DATA SECTION:
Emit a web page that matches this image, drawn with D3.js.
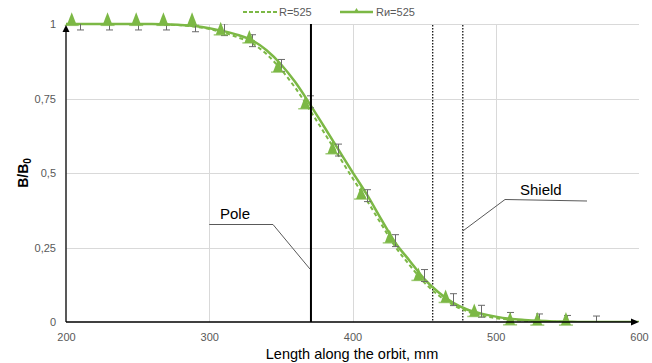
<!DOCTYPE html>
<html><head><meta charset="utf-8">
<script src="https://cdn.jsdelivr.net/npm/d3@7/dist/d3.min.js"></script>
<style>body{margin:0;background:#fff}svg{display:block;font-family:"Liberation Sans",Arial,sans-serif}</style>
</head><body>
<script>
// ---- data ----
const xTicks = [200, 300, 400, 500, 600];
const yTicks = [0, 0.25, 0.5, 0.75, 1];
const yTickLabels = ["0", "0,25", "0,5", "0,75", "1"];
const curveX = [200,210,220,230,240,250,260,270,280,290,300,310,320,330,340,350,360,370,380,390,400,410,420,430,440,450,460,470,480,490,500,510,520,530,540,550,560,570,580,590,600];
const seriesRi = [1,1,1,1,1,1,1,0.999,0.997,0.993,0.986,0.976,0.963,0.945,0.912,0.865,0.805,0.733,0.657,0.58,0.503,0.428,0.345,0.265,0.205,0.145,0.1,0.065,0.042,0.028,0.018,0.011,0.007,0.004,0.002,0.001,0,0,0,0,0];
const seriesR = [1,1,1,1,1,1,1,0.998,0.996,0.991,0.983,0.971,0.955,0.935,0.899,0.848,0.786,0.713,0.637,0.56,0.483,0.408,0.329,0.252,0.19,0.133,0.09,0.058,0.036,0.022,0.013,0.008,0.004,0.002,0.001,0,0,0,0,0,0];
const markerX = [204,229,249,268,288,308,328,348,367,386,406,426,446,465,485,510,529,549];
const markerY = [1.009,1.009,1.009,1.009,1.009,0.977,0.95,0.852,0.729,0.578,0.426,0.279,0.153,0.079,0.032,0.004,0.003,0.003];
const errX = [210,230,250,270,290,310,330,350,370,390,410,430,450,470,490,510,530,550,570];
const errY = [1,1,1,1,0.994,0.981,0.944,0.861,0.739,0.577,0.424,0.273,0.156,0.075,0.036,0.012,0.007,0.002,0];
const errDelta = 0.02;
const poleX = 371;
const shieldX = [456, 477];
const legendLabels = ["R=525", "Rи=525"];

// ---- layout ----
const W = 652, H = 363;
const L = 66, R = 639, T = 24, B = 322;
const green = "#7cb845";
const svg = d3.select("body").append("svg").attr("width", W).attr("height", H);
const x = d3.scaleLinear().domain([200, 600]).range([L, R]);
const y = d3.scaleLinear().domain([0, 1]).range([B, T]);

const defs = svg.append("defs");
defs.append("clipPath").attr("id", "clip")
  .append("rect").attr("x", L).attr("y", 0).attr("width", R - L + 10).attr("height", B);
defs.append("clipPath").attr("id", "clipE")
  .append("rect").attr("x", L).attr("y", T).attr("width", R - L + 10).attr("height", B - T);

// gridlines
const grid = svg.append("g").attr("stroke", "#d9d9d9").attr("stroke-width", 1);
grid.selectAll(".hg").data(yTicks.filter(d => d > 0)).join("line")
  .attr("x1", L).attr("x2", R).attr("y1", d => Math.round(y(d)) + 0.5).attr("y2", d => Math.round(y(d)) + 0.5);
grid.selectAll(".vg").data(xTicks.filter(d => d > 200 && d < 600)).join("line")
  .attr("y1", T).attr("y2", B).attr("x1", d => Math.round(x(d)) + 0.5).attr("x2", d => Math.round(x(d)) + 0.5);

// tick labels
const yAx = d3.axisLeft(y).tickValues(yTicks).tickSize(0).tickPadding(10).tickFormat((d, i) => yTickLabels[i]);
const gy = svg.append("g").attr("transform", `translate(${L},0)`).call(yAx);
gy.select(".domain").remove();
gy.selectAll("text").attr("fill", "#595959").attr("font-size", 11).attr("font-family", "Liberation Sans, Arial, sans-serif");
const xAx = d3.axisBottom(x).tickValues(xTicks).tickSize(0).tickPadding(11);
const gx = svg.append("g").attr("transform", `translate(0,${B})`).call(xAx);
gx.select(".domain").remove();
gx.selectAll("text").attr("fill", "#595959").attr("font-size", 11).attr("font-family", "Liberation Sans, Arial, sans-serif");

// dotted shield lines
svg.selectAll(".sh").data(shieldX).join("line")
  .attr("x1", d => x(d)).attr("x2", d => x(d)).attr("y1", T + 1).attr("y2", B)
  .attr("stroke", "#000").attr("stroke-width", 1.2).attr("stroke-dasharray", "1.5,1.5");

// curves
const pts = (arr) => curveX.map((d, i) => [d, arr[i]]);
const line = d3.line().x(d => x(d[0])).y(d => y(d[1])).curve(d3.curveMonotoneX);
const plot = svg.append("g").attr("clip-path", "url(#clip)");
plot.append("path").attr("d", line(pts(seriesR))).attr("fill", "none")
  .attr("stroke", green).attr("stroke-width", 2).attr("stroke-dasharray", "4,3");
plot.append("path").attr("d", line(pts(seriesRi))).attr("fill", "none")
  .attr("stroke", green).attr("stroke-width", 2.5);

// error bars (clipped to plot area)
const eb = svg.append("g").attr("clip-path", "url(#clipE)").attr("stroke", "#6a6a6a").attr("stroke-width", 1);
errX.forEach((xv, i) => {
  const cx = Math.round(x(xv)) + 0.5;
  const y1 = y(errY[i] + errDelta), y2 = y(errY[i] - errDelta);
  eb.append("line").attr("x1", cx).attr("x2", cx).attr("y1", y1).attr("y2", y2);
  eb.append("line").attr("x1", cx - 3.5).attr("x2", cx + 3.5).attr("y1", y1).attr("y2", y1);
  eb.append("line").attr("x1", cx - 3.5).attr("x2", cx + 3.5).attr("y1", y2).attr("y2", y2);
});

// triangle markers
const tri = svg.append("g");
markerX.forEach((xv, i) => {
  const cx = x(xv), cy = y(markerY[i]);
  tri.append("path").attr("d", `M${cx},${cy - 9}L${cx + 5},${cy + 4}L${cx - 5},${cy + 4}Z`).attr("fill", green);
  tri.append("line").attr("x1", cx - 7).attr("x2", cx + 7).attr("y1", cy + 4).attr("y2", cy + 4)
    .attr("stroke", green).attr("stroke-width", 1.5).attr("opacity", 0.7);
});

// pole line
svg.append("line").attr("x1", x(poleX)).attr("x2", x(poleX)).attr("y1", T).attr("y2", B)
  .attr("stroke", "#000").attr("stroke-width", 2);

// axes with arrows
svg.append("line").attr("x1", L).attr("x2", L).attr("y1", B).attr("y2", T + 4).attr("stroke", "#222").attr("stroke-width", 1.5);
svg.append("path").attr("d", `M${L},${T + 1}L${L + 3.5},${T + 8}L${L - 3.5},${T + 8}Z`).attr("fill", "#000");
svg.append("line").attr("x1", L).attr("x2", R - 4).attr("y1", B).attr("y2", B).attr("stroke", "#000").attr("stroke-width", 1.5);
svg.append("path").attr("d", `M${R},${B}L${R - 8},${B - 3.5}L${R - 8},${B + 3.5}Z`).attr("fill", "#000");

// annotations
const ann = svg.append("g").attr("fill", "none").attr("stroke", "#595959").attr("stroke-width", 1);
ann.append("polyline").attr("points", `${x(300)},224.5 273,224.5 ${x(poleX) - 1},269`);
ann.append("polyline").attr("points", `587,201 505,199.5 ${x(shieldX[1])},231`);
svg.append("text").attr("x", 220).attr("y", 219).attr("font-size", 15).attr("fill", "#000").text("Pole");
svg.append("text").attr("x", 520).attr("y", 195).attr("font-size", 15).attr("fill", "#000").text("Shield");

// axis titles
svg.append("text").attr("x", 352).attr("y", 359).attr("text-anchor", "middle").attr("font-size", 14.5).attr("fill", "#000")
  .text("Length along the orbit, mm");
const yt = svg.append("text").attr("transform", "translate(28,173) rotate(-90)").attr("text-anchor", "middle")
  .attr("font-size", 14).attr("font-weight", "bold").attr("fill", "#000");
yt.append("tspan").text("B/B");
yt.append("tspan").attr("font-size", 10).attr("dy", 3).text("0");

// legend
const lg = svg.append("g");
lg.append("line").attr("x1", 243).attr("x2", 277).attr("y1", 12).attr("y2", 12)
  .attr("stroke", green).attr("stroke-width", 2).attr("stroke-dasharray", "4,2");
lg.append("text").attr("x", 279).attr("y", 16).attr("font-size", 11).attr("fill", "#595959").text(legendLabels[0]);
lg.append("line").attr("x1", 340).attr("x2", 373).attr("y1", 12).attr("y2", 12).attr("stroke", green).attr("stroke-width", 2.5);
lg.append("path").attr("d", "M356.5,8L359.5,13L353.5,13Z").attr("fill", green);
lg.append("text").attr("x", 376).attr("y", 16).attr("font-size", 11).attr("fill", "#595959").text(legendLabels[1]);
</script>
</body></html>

TASK PROMPT:
Skip the pictures, please, and transcribe only the lines from the beginning of the material through the one that contains "const y = d3.scaleLinear().domain([0, 1]).range([B, T]);".

EXPECTED OUTPUT:
Emit a web page that matches this image, drawn with D3.js.
<!DOCTYPE html>
<html><head><meta charset="utf-8">
<script src="https://cdn.jsdelivr.net/npm/d3@7/dist/d3.min.js"></script>
<style>body{margin:0;background:#fff}svg{display:block;font-family:"Liberation Sans",Arial,sans-serif}</style>
</head><body>
<script>
// ---- data ----
const xTicks = [200, 300, 400, 500, 600];
const yTicks = [0, 0.25, 0.5, 0.75, 1];
const yTickLabels = ["0", "0,25", "0,5", "0,75", "1"];
const curveX = [200,210,220,230,240,250,260,270,280,290,300,310,320,330,340,350,360,370,380,390,400,410,420,430,440,450,460,470,480,490,500,510,520,530,540,550,560,570,580,590,600];
const seriesRi = [1,1,1,1,1,1,1,0.999,0.997,0.993,0.986,0.976,0.963,0.945,0.912,0.865,0.805,0.733,0.657,0.58,0.503,0.428,0.345,0.265,0.205,0.145,0.1,0.065,0.042,0.028,0.018,0.011,0.007,0.004,0.002,0.001,0,0,0,0,0];
const seriesR = [1,1,1,1,1,1,1,0.998,0.996,0.991,0.983,0.971,0.955,0.935,0.899,0.848,0.786,0.713,0.637,0.56,0.483,0.408,0.329,0.252,0.19,0.133,0.09,0.058,0.036,0.022,0.013,0.008,0.004,0.002,0.001,0,0,0,0,0,0];
const markerX = [204,229,249,268,288,308,328,348,367,386,406,426,446,465,485,510,529,549];
const markerY = [1.009,1.009,1.009,1.009,1.009,0.977,0.95,0.852,0.729,0.578,0.426,0.279,0.153,0.079,0.032,0.004,0.003,0.003];
const errX = [210,230,250,270,290,310,330,350,370,390,410,430,450,470,490,510,530,550,570];
const errY = [1,1,1,1,0.994,0.981,0.944,0.861,0.739,0.577,0.424,0.273,0.156,0.075,0.036,0.012,0.007,0.002,0];
const errDelta = 0.02;
const poleX = 371;
const shieldX = [456, 477];
const legendLabels = ["R=525", "Rи=525"];

// ---- layout ----
const W = 652, H = 363;
const L = 66, R = 639, T = 24, B = 322;
const green = "#7cb845";
const svg = d3.select("body").append("svg").attr("width", W).attr("height", H);
const x = d3.scaleLinear().domain([200, 600]).range([L, R]);
const y = d3.scaleLinear().domain([0, 1]).range([B, T]);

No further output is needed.